Target reported today that same-store sales dropped by 5.4% in the second quarter of this year when compared to the same period last year, and online sales fell by 10.5%. Obviously, this is unlikely only caused by the Target Pride display panic; it’s a big corporation and they are doing a lot of different things at once and the economy changes each year.

But conservatives do seem proud of themselves for this one. “Target just had its first sales drop in 6 years,” the popular Twitter account “End Wokeness” posted on Thursday. “Keep hitting them where it hurts.”

With Bud Light, the damage is more clear. After the beer brand sponsored a 50-second Instagram video with transgender influencer Dylan Mulvaney in April, it has lost its spot as the top beer in the U.S., second-quarter U.S. sales dropped by 26.5% compared to the same period last year, and parent company Anheuser-Busch laid off 2% of its U.S. workers. It’s hard to see a cause for this other than the backlash against the Mulvaney video.

For years, the right’s attempts to boycott corporations that support LGBTQ+ people have been a joke. The American Family Association boycotted Disney in the 1990s for giving employees same-sex partner benefits, and they ended their protest in 2005 without anything to show for it. One Million Moms – which is also run by the American Family Association – impotently announces boycotts of LGBTQ+-friendly brands several times a month without any success, other than collecting email addresses (They still haven’t joined the Bud Light boycott, perhaps envious that others could do a much better job than they ever could).

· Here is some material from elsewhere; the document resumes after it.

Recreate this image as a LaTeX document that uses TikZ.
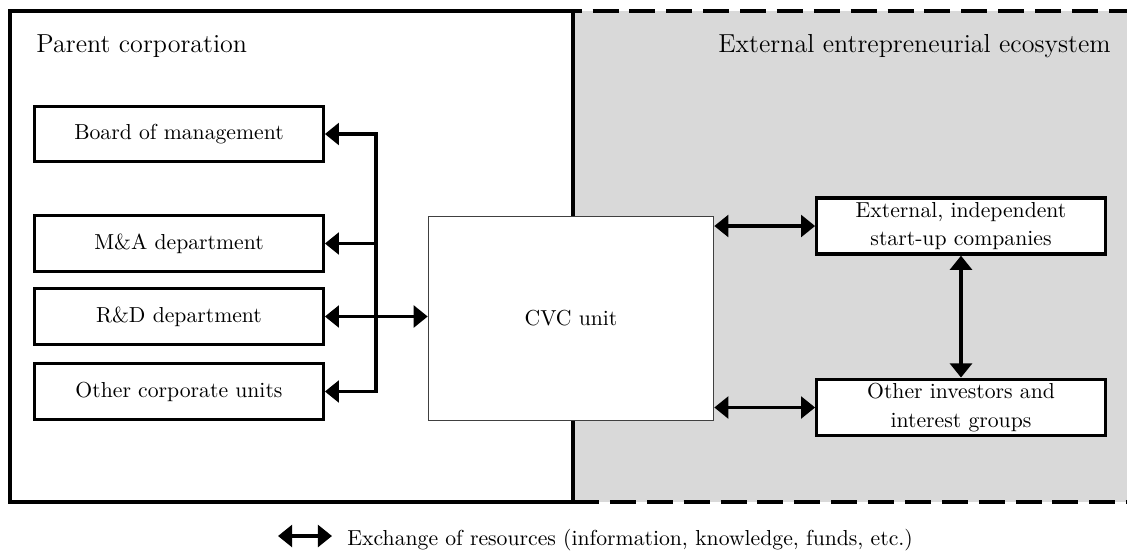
\documentclass[tikz,border=0pt]{standalone}
\usetikzlibrary{arrows.meta}
\definecolor{ecogray}{HTML}{D9D9D9}
\tikzset{
  >={Triangle[length=6.5pt,width=10pt]},
  frame/.style={line width=1.8pt},
  dashframe/.style={line width=1.8pt, dash pattern=on 12pt off 5pt},
  unitbox/.style={draw, line width=1.5pt, fill=white, minimum width=133pt, minimum height=25.5pt, inner sep=2pt, font=\fontsize{10}{13}\selectfont, align=center},
  cvcbox/.style={draw=black!75, line width=0.6pt, fill=white, minimum width=131.5pt, minimum height=94pt, font=\fontsize{10}{12}\selectfont},
  conn/.style={line width=1.7pt, <->},
  title/.style={font=\fontsize{12}{14}\selectfont, inner sep=0pt}
}
\begin{document}
\begin{tikzpicture}[x=0.461pt, y=-0.461pt]
\useasboundingbox (0,0) rectangle (1129,555);
% regions
\fill[ecogray] (573,11) rectangle (1127,502);
\draw[frame] (10,11) rectangle (573,502);
\draw[dashframe, dash phase=8pt] (573,11) -- (1127,11);
\draw[dashframe] (573,502) -- (1127,502);
% titles
\node[title, anchor=base west] (tpc) at (36,52) {Parent corporation};
\node[title, anchor=base east] (tee) at (1111,52) {External entrepreneurial ecosystem};
% left boxes
\node[unitbox] (board) at (179,134) {Board of management};
\node[unitbox] (ma) at (179,243.5) {M\&A department};
\node[unitbox] (rd) at (179,316.5) {R\&D department};
\node[unitbox] (other) at (179,391.5) {Other corporate units};
% CVC
\node[cvcbox] (cvc) at (571,318.5) {CVC unit};
% right boxes
\node[unitbox] (ext) at (961,226) {External, independent\\start-up companies};
\node[unitbox] (inv) at (961,407.5) {Other investors and\\interest groups};
% bus
\coordinate (bus) at (376,0);
\draw[conn, line join=miter] (board.east) -- (board.east -| bus) -- (other.east -| bus) -- (other.east);
\draw[line width=1.7pt, ->] (ma.east -| bus) -- (ma.east);
\draw[conn] (rd.east) -- (cvc.west |- rd.east);
% right connectors
\draw[conn] (cvc.east |- ext.west) -- (ext.west);
\draw[conn] (cvc.east |- inv.west) -- (inv.west);
\draw[conn] (ext.south) -- (inv.north);
% legend
\coordinate (la) at (278,536);
\coordinate (lb) at (332,536);
\draw[conn] (la) -- (lb);
\node[anchor=base west, inner sep=0pt, font=\fontsize{10}{12}\selectfont] (leg) at (347,545) {Exchange of resources (information, knowledge, funds, etc.)};
\end{tikzpicture}
\end{document}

So the right succeeding here feels wrong. It doesn’t happen much but it happened here, twice in one year. And conservatives are very proud of it.

“Bud Light went woke, then Bud Light went Broke!” Rep. Lauren Boebert (R-CO) tweeted in July about the Anheuser-Busch layoffs, expressing joy that people lost their jobs.

But what did the right prove? Bud Light did nothing other than work with a transgender woman, a bubbly trans woman who makes positive content online and never did anything to harm others. Conservatives can’t even articulate a reason to hate her beyond the fact that she is transgender.

So conservatives showed Bud Light that they shouldn’t work with or hire transgender people? They proved that transgender people face rampant hatred and discrimination?

In what moral universe is that a victory?

With Target, their campaign was based on misinformation from the start, as well as a deep hatred of LGBTQ+ people. They were grossed out – often performatively – by seeing rainbow gear at their local store and it made them angry that LGBTQ+ people had a display at Target for a month. When it was clear that most people weren’t getting riled up enough by the rainbow gear, anti-LGBTQ+ people started lying about it. If their boycott would have succeeded without the lies and the fake images, they wouldn’t have giddily shared that misinformation in the first place.

So what message did they send to Target here? Avoid marketing to LGBTQ+ people at all? That there’s still a large part of the population that wants LGBTQ+ people to feel ashamed to exist in public? They showed that their hate and ignorance can affect a major corporation’s bottom line, true, but there’s no reason to be proud of that.

So let them be proud. Let them gloat. All they’re doing is proving that LGBTQ+ people are oppressed and that hate still holds power.

And exercising such power is something to actually be ashamed of.